Initially after graduating, I had no idea what I wanted to do. I’d always maintained that I wouldn’t be a teacher, especially as I’d seen many negative articles about the stress of the workload and the profession’s high attrition rate. But I began to miss my subject, and I had enjoyed private tutoring before. I was accepted for the SCITT (School Centred Initial Teacher Training) in Oxfordshire, and in the summer of 2016 I began training as a secondary English teacher.
I am now in my second year of teaching. My school is very diverse: we have a high proportion of students with English as an additional language, and several refugees. Many of our students have challenging home lives and struggle with poverty; at the other end of the scale we have children from very affluent backgrounds. We recently published a poetry anthology, England: Poems from a School, a heartbreakingly beautiful book which reflects our broad social make-up.
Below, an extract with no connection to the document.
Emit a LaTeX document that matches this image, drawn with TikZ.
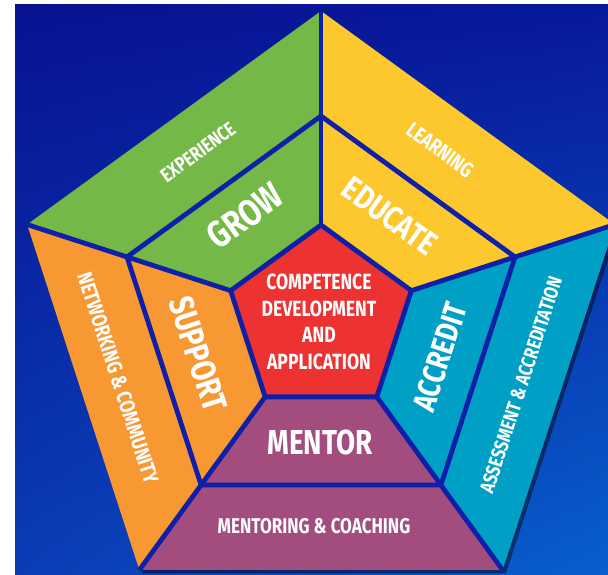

I am never bored at work. I adore my students, I love teaching them to appreciate the study of English, and I feel like I am using the knowledge and cultural capital I acquired at Oxford for a very special purpose: to educate the adults of the future. As teachers, we often underestimate how important we can be in children’s lives, and the influence we can have on their paths in life. Someone once told me that, with an Oxford degree and about to start an MA, I am overqualified for teaching – but there’s no such thing as being too qualified to nourish curious young minds. And I get to have a hand in inspiring future Exonians!
Exeter taught me the value of hard work, determination, and self-belief. When I left, I felt like I could do anything. The prestige of my degree has undoubtedly opened doors for me, but that is nothing compared to the treasured memories of my time there, and the academic independence and intellectual curiosity which it fostered. English at Exeter taught me how to think about texts in new ways, and there is nothing better than being able to share a little bit of that with my students every day.